- [What is asked]: Every line with the string "document" should be gathered.
───
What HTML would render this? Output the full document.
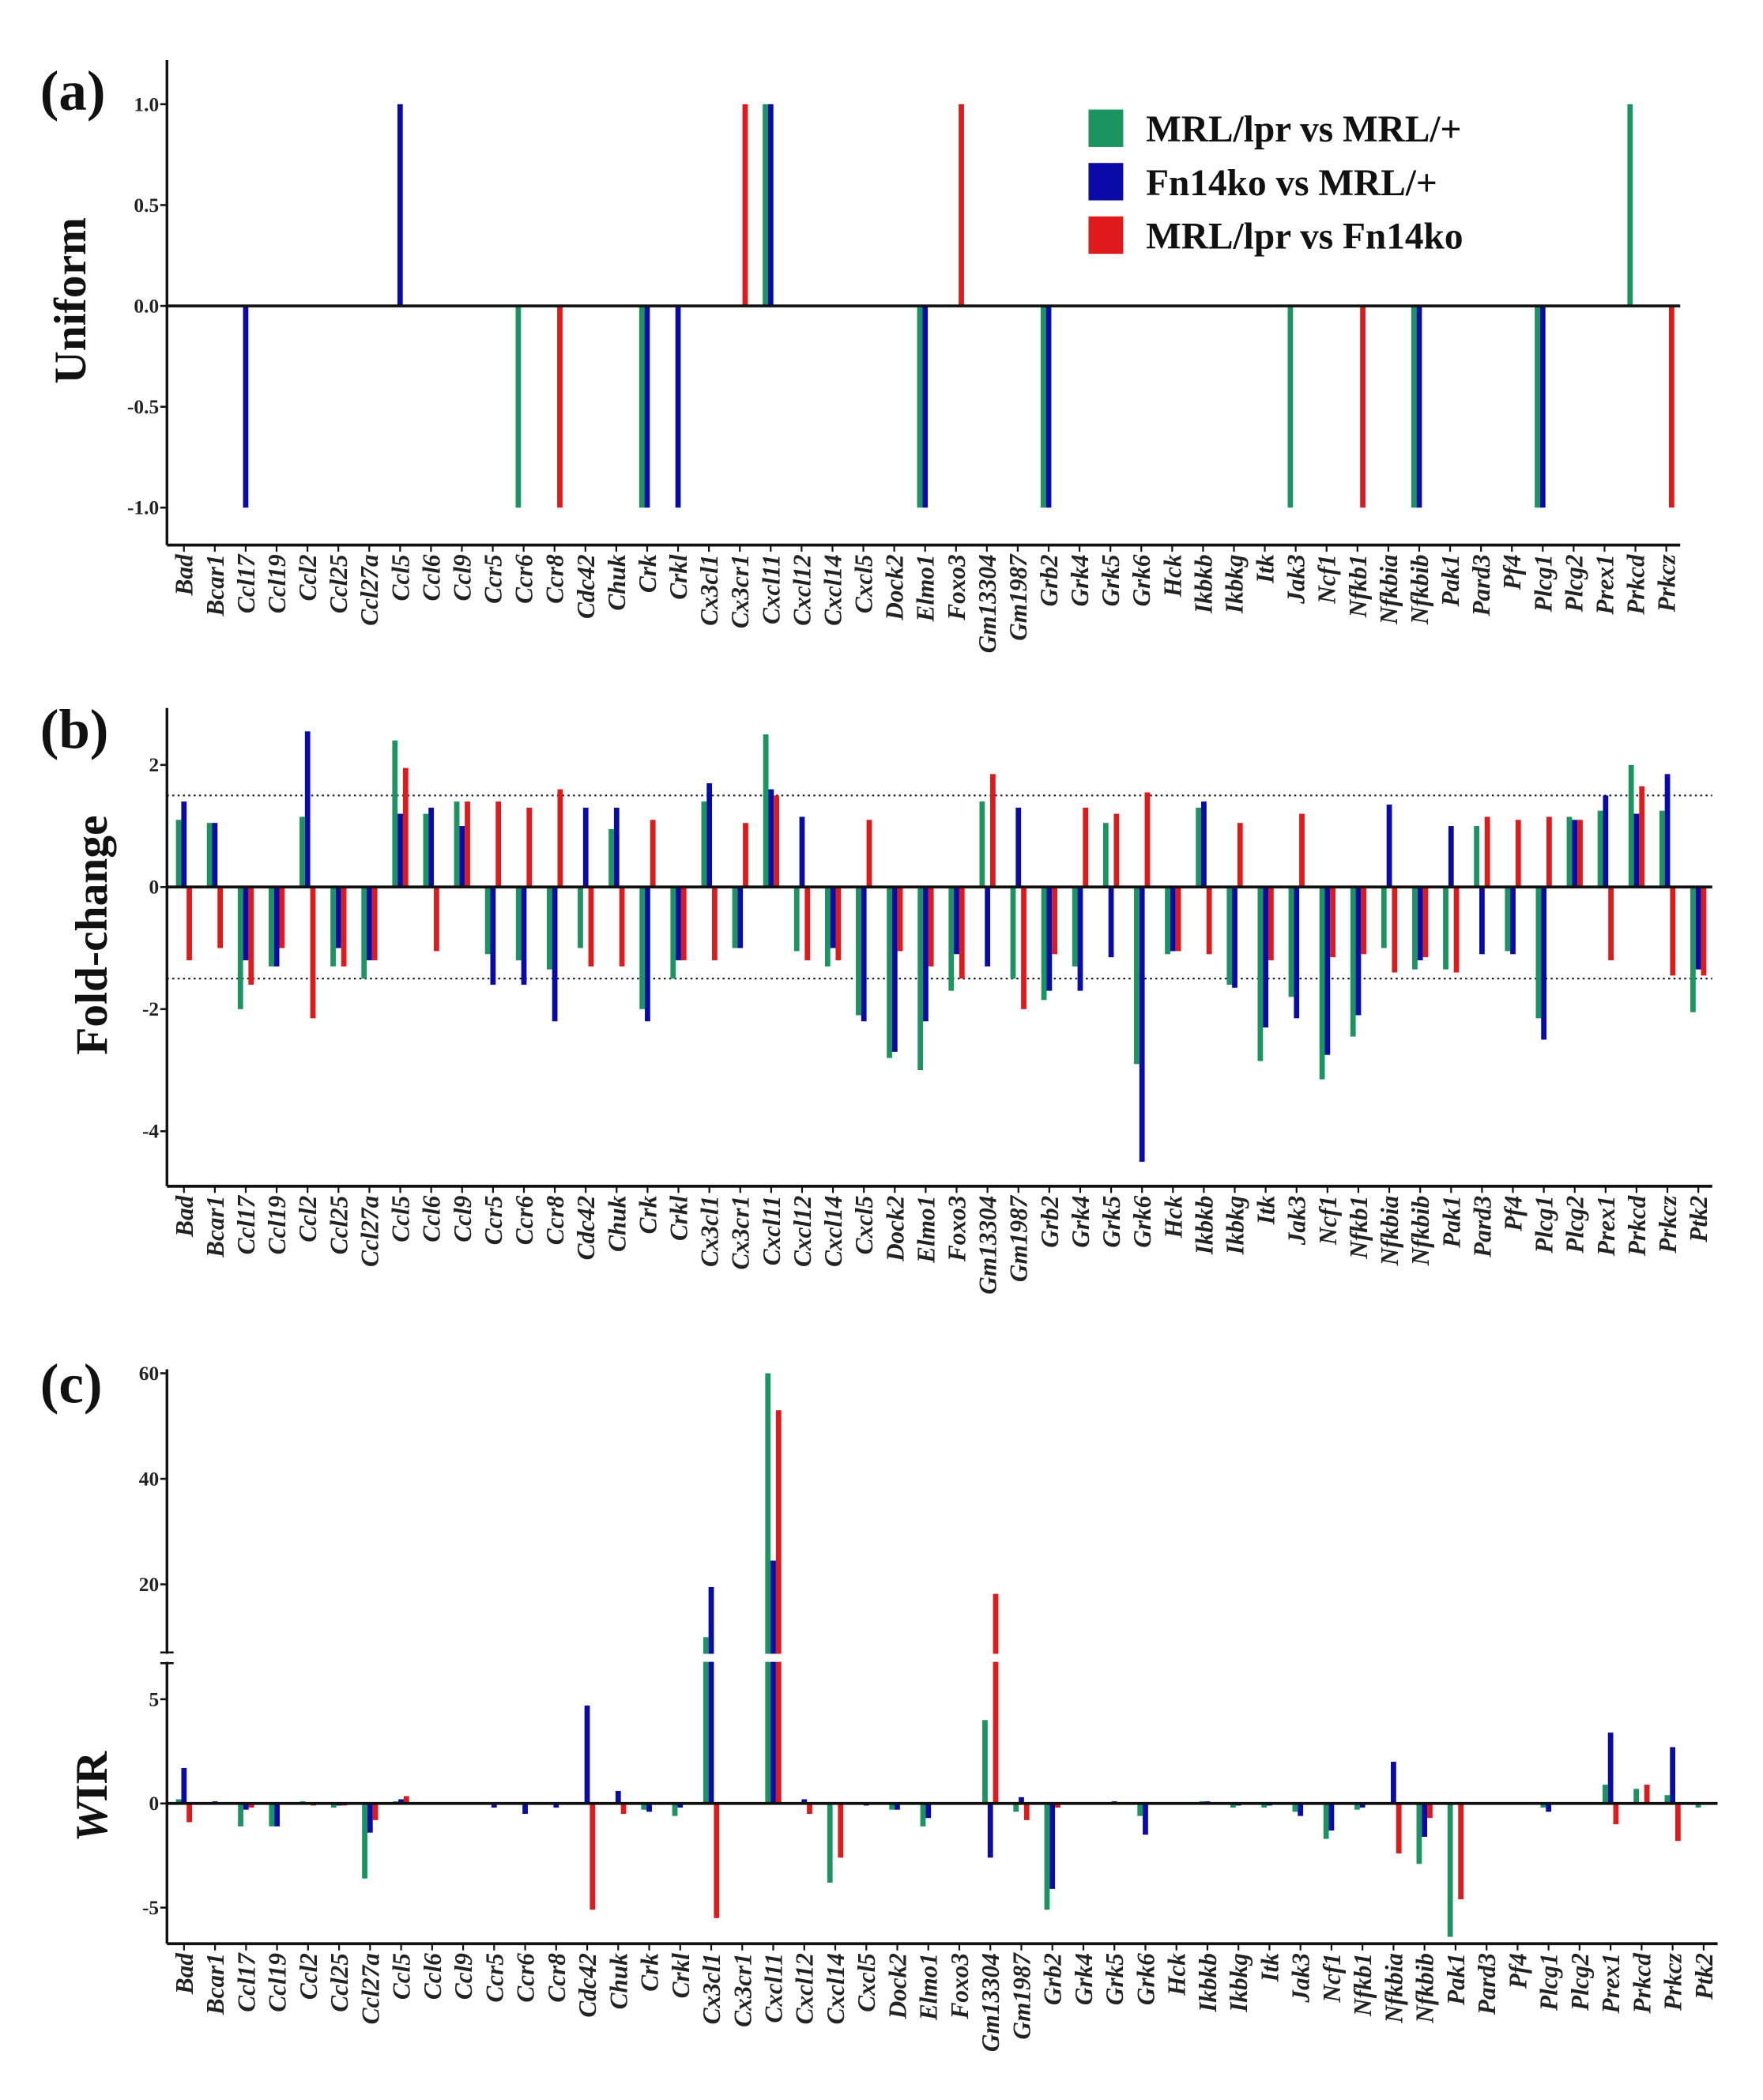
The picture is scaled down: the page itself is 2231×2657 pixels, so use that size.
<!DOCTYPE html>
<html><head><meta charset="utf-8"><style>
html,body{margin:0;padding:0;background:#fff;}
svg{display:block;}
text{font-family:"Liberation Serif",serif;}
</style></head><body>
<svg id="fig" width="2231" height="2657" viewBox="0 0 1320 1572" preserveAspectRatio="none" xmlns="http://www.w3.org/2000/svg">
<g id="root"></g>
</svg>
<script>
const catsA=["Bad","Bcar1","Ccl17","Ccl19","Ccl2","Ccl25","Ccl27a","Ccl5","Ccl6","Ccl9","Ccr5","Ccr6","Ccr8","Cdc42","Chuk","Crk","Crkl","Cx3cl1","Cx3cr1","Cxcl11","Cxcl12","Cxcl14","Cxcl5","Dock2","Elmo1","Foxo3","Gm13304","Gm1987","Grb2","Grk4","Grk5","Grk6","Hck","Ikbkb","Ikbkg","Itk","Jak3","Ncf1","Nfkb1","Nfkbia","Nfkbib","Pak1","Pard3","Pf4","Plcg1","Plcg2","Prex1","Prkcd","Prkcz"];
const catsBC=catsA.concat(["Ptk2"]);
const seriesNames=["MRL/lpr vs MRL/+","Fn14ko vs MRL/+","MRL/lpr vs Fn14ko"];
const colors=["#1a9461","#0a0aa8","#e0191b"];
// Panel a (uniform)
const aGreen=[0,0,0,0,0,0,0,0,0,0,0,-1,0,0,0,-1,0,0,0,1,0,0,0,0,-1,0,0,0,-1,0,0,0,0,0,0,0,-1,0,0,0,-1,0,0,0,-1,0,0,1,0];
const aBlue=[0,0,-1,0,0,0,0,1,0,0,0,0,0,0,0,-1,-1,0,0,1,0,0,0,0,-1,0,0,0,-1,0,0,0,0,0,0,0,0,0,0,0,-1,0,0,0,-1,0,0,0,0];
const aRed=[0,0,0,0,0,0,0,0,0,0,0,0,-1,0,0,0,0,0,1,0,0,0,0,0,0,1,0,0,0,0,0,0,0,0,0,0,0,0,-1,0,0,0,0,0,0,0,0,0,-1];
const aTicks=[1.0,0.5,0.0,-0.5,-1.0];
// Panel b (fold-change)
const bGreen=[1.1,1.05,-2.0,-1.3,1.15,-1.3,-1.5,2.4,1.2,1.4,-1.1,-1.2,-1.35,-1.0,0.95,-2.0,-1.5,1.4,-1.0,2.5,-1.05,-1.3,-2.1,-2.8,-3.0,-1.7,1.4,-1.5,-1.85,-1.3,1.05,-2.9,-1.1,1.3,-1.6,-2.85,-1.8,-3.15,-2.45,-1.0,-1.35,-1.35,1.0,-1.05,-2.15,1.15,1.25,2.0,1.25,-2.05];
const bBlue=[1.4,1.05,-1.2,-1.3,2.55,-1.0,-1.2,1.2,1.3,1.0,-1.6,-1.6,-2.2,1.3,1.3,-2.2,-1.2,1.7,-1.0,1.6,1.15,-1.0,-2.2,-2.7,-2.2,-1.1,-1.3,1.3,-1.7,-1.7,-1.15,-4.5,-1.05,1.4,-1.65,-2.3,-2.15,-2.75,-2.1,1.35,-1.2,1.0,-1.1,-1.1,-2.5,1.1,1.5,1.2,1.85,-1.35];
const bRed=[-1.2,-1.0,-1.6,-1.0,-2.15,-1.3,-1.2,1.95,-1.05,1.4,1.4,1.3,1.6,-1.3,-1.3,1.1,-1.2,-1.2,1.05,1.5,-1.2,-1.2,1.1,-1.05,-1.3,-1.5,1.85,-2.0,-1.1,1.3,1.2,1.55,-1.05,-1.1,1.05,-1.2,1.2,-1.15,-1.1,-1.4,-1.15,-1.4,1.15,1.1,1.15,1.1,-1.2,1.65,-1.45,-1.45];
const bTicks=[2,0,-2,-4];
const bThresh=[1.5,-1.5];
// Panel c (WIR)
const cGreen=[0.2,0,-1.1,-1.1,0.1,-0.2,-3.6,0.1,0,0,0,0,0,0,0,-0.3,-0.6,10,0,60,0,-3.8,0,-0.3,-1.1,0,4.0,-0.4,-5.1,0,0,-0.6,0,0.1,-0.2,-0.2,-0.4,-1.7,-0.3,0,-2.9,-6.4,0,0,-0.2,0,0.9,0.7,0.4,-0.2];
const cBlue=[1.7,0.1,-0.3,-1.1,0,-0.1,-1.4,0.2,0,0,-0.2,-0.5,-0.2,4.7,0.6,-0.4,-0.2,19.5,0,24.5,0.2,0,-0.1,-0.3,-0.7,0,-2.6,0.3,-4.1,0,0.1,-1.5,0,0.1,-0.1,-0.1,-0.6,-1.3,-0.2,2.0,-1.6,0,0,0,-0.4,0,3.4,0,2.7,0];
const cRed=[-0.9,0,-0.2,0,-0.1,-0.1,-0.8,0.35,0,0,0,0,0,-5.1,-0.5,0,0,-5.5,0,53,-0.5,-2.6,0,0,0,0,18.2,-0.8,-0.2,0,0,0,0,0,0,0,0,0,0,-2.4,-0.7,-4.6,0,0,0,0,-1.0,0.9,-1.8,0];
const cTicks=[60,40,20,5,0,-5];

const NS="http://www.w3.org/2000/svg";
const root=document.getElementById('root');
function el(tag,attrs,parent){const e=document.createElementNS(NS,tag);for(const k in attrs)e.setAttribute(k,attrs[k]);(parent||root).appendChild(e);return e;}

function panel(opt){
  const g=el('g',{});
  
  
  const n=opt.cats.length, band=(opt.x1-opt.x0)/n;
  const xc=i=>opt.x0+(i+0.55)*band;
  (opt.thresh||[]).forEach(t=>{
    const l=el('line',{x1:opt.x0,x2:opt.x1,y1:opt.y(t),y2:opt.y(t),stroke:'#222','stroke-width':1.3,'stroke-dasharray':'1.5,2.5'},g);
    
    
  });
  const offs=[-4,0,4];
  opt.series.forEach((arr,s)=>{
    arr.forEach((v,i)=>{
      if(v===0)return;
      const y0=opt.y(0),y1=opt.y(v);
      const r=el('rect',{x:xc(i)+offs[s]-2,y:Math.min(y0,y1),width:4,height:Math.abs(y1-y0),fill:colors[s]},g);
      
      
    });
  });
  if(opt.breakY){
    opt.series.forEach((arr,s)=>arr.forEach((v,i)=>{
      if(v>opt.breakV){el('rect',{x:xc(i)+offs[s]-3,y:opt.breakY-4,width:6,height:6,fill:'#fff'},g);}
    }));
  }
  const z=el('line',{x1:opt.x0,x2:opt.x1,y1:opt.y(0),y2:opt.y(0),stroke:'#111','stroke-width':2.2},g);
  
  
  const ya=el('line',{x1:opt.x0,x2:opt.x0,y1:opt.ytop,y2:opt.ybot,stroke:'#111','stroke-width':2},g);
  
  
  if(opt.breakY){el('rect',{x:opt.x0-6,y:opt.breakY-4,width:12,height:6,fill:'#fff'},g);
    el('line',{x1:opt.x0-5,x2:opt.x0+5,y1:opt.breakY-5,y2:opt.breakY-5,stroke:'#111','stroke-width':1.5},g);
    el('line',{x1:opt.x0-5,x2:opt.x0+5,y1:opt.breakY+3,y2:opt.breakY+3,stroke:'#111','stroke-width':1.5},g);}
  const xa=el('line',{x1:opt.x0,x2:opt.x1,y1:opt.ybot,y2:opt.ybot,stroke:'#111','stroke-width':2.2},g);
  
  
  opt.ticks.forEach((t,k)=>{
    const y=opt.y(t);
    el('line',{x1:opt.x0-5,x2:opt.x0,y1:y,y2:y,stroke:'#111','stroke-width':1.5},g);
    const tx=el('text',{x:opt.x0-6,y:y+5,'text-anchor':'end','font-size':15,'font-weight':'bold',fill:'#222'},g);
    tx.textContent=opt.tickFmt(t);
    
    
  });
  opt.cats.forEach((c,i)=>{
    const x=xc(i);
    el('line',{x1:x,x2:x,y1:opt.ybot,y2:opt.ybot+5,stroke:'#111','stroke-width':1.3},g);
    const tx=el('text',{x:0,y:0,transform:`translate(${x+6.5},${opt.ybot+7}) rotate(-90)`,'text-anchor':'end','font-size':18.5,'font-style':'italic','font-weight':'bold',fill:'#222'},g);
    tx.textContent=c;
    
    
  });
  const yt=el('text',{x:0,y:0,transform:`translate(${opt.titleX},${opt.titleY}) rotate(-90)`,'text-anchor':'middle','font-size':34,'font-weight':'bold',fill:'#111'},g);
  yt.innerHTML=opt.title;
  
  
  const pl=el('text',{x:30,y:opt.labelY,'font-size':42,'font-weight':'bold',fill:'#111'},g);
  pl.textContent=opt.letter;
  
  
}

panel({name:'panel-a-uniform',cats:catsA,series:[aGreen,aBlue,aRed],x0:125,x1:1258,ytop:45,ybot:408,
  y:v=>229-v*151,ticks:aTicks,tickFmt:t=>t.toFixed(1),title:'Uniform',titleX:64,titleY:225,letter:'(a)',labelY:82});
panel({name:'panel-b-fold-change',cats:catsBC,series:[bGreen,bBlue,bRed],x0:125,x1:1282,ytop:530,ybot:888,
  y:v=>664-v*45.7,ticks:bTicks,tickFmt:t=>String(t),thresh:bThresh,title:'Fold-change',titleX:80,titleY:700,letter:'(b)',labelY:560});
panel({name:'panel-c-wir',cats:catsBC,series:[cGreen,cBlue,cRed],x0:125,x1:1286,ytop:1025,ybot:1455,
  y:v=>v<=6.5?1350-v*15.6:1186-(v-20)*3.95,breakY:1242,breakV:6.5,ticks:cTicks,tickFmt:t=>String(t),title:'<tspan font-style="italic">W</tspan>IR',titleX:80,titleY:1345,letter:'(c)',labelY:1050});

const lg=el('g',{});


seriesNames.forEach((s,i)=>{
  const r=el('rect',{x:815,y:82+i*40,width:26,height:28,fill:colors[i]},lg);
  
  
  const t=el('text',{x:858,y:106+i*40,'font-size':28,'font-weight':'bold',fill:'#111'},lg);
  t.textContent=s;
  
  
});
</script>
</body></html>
───
- [Exercise answer]:
What HTML would render this? Output the full document.
const root=document.getElementById('root');
function el(tag,attrs,parent){const e=document.createElementNS(NS,tag);for(const k in attrs)e.setAttribute(k,attrs[k]);(parent||root).appendChild(e);return e;}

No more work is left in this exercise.